* Challenge
Restate the span of lines that starts with the line containing "Write the matplotlib code for this chart." and ends with the line containing "grad = np.linspace(0, 1, 256)[None, :]", word for word, including both, with nothing else.

* Rows from a dataset of charts and code

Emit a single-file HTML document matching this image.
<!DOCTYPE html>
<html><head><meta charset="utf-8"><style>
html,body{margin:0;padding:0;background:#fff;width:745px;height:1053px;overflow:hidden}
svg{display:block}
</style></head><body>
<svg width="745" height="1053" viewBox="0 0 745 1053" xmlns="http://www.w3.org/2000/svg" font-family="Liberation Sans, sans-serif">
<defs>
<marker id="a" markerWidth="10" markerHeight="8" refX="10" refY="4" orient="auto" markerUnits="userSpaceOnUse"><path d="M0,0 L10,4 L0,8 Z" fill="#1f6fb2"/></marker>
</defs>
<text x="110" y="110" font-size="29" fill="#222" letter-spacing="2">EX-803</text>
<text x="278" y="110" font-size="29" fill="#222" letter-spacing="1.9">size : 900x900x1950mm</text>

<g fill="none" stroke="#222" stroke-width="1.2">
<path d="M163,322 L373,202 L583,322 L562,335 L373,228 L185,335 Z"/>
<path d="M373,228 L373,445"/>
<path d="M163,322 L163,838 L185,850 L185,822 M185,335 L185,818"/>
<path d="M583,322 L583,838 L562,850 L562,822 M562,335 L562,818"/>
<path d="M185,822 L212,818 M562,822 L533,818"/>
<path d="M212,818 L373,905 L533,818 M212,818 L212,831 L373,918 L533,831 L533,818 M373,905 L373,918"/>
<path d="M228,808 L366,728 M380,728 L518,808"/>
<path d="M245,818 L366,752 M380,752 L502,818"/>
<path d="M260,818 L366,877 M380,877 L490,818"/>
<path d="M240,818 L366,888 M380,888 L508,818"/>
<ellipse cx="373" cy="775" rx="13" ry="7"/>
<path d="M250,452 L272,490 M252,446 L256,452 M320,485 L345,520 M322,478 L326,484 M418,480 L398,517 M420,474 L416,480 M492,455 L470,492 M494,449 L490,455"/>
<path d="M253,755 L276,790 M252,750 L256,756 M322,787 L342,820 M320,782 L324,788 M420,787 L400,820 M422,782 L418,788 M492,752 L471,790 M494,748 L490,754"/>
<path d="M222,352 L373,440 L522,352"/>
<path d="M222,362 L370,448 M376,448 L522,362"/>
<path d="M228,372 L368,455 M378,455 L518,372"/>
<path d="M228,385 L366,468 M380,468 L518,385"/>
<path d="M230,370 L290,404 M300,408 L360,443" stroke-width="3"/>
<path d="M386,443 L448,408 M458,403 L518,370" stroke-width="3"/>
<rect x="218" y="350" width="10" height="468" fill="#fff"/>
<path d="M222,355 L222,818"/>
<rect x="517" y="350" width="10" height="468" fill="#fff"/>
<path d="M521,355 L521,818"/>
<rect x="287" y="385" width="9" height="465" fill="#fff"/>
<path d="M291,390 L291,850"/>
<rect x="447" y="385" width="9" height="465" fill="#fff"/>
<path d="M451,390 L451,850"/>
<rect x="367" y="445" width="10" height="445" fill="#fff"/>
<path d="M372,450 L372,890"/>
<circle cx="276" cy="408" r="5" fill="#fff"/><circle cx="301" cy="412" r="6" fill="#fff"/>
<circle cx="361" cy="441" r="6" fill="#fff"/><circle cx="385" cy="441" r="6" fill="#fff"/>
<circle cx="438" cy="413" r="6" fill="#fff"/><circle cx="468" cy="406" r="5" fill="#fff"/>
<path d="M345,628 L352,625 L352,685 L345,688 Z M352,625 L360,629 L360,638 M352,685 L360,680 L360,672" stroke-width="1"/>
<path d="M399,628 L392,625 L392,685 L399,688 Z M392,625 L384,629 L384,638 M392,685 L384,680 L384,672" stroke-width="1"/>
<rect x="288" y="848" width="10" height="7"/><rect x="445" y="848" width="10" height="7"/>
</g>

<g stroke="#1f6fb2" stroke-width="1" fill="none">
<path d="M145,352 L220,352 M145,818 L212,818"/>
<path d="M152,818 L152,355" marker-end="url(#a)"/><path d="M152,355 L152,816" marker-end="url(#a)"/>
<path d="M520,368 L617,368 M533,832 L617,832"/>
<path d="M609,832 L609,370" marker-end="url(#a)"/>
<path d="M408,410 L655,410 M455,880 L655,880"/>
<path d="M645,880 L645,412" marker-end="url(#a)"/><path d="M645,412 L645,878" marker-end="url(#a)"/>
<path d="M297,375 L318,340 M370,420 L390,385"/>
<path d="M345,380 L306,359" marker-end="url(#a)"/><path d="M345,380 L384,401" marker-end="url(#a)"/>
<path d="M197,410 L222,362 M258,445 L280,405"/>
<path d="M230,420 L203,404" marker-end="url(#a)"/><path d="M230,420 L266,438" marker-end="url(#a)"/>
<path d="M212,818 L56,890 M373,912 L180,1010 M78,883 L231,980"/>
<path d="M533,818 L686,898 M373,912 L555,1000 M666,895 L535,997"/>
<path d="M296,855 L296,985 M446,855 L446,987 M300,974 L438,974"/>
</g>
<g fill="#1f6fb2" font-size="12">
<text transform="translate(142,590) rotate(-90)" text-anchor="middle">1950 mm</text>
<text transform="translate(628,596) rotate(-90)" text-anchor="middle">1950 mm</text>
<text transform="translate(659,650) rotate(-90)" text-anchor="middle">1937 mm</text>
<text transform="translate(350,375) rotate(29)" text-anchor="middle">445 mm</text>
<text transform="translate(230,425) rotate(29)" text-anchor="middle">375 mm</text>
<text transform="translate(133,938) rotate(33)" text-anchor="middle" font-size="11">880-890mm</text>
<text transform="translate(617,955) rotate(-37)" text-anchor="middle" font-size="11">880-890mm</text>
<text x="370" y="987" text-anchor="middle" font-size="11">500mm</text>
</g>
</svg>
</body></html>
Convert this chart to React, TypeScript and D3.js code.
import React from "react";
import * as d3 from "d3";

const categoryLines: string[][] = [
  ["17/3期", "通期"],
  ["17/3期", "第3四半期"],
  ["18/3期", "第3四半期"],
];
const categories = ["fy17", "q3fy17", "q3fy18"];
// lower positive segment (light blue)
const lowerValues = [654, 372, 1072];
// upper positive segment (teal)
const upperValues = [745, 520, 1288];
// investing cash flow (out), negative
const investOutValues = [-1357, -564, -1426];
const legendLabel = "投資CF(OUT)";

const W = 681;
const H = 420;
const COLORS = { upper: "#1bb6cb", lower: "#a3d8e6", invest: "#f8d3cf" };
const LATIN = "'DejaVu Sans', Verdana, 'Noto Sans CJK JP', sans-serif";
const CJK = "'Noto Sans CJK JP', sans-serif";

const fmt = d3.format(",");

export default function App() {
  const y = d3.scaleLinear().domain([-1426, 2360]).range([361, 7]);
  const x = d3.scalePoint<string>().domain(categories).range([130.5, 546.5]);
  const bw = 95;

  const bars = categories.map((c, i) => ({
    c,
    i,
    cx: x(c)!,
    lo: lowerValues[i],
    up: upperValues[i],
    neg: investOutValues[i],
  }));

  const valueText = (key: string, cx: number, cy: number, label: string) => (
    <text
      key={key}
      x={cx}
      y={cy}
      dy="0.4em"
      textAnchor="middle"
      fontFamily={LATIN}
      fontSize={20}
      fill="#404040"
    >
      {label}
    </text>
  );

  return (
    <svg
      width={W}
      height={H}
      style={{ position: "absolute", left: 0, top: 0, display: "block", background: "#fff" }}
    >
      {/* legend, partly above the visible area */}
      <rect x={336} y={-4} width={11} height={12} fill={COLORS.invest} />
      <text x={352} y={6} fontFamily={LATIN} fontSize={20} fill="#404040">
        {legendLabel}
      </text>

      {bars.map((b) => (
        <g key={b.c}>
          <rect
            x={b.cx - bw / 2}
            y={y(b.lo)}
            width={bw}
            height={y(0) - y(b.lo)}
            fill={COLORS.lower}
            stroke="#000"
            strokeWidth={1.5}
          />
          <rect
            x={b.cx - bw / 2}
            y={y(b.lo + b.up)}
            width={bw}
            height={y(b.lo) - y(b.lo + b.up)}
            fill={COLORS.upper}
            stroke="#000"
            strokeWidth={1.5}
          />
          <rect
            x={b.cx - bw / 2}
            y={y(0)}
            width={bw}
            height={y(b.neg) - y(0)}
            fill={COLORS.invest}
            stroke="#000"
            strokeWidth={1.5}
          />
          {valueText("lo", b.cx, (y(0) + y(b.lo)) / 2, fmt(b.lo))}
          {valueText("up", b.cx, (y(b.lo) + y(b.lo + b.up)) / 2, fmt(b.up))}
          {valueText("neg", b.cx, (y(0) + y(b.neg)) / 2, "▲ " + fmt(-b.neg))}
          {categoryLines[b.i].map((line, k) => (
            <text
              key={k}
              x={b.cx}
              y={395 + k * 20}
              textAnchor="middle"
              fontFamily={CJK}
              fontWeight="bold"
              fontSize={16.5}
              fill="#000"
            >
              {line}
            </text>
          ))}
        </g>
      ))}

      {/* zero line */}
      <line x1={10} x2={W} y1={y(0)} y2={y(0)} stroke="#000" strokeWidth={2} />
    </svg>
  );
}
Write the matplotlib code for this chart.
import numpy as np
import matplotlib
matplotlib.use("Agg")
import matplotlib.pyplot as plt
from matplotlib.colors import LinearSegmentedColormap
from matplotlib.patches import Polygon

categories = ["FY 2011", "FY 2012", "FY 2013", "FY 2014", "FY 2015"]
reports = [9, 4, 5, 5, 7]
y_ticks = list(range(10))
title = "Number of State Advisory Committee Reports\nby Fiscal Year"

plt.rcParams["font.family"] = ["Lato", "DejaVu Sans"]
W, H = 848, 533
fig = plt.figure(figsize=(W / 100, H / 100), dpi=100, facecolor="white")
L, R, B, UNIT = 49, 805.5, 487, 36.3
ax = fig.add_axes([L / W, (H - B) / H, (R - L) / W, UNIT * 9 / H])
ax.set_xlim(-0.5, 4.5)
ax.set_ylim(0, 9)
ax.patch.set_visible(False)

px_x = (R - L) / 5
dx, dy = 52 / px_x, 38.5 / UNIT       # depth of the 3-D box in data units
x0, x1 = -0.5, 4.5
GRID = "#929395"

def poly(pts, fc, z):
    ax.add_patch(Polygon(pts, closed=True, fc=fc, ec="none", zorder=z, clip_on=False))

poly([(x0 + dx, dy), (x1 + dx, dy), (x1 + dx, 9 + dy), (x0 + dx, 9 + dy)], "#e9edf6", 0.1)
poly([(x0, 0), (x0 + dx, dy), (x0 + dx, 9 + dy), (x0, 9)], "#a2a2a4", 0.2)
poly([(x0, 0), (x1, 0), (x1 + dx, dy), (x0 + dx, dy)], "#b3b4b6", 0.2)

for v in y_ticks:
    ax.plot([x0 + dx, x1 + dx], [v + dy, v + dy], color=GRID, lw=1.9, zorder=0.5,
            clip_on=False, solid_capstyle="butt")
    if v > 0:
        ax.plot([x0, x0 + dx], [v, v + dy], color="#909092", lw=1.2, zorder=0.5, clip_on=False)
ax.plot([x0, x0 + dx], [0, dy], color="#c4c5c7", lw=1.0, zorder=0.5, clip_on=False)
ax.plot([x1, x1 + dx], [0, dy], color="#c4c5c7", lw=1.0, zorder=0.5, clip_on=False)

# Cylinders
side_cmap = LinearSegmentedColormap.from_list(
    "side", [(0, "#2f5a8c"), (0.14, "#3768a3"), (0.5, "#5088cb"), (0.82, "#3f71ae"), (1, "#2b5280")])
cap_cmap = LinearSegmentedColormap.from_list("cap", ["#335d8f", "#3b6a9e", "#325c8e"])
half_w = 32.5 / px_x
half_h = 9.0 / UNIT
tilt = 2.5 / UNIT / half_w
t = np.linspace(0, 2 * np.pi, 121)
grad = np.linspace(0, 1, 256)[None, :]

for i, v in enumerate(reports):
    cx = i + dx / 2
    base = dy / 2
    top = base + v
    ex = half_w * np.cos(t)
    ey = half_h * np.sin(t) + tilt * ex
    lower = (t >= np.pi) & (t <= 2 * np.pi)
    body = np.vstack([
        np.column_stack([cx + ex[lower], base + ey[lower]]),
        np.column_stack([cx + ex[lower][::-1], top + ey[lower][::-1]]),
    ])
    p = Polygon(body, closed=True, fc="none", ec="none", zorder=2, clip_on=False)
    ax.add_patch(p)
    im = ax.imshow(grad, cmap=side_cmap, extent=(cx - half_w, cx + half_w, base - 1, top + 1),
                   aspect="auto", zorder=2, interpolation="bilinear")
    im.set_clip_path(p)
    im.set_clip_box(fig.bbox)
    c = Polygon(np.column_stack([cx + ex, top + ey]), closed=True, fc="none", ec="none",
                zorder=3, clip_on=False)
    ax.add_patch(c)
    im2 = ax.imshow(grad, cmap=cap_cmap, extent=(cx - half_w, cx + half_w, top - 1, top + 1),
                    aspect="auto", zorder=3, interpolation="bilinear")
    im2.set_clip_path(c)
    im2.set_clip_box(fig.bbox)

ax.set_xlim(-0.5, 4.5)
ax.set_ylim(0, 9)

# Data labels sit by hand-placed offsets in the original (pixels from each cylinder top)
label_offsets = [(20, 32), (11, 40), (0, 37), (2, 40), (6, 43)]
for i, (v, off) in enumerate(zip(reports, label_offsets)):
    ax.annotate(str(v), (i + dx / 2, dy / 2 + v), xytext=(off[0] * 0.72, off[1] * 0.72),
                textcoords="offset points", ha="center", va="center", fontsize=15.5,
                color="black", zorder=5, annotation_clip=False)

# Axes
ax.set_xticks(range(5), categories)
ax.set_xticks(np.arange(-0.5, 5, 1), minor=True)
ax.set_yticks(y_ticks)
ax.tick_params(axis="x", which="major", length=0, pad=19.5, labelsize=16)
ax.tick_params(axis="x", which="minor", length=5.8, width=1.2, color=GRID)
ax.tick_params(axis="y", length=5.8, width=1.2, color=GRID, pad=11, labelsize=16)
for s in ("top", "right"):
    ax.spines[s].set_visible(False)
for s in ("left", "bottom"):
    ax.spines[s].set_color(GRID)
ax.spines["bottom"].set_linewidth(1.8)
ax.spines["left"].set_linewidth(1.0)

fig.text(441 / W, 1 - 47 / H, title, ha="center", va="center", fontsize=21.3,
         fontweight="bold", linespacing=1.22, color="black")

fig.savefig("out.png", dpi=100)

* Reply to the exercise
Write the matplotlib code for this chart.
import numpy as np
import matplotlib
matplotlib.use("Agg")
import matplotlib.pyplot as plt
from matplotlib.colors import LinearSegmentedColormap
from matplotlib.patches import Polygon

categories = ["FY 2011", "FY 2012", "FY 2013", "FY 2014", "FY 2015"]
reports = [9, 4, 5, 5, 7]
y_ticks = list(range(10))
title = "Number of State Advisory Committee Reports\nby Fiscal Year"

plt.rcParams["font.family"] = ["Lato", "DejaVu Sans"]
W, H = 848, 533
fig = plt.figure(figsize=(W / 100, H / 100), dpi=100, facecolor="white")
L, R, B, UNIT = 49, 805.5, 487, 36.3
ax = fig.add_axes([L / W, (H - B) / H, (R - L) / W, UNIT * 9 / H])
ax.set_xlim(-0.5, 4.5)
ax.set_ylim(0, 9)
ax.patch.set_visible(False)

px_x = (R - L) / 5
dx, dy = 52 / px_x, 38.5 / UNIT       # depth of the 3-D box in data units
x0, x1 = -0.5, 4.5
GRID = "#929395"

def poly(pts, fc, z):
    ax.add_patch(Polygon(pts, closed=True, fc=fc, ec="none", zorder=z, clip_on=False))

poly([(x0 + dx, dy), (x1 + dx, dy), (x1 + dx, 9 + dy), (x0 + dx, 9 + dy)], "#e9edf6", 0.1)
poly([(x0, 0), (x0 + dx, dy), (x0 + dx, 9 + dy), (x0, 9)], "#a2a2a4", 0.2)
poly([(x0, 0), (x1, 0), (x1 + dx, dy), (x0 + dx, dy)], "#b3b4b6", 0.2)

for v in y_ticks:
    ax.plot([x0 + dx, x1 + dx], [v + dy, v + dy], color=GRID, lw=1.9, zorder=0.5,
            clip_on=False, solid_capstyle="butt")
    if v > 0:
        ax.plot([x0, x0 + dx], [v, v + dy], color="#909092", lw=1.2, zorder=0.5, clip_on=False)
ax.plot([x0, x0 + dx], [0, dy], color="#c4c5c7", lw=1.0, zorder=0.5, clip_on=False)
ax.plot([x1, x1 + dx], [0, dy], color="#c4c5c7", lw=1.0, zorder=0.5, clip_on=False)

# Cylinders
side_cmap = LinearSegmentedColormap.from_list(
    "side", [(0, "#2f5a8c"), (0.14, "#3768a3"), (0.5, "#5088cb"), (0.82, "#3f71ae"), (1, "#2b5280")])
cap_cmap = LinearSegmentedColormap.from_list("cap", ["#335d8f", "#3b6a9e", "#325c8e"])
half_w = 32.5 / px_x
half_h = 9.0 / UNIT
tilt = 2.5 / UNIT / half_w
t = np.linspace(0, 2 * np.pi, 121)
grad = np.linspace(0, 1, 256)[None, :]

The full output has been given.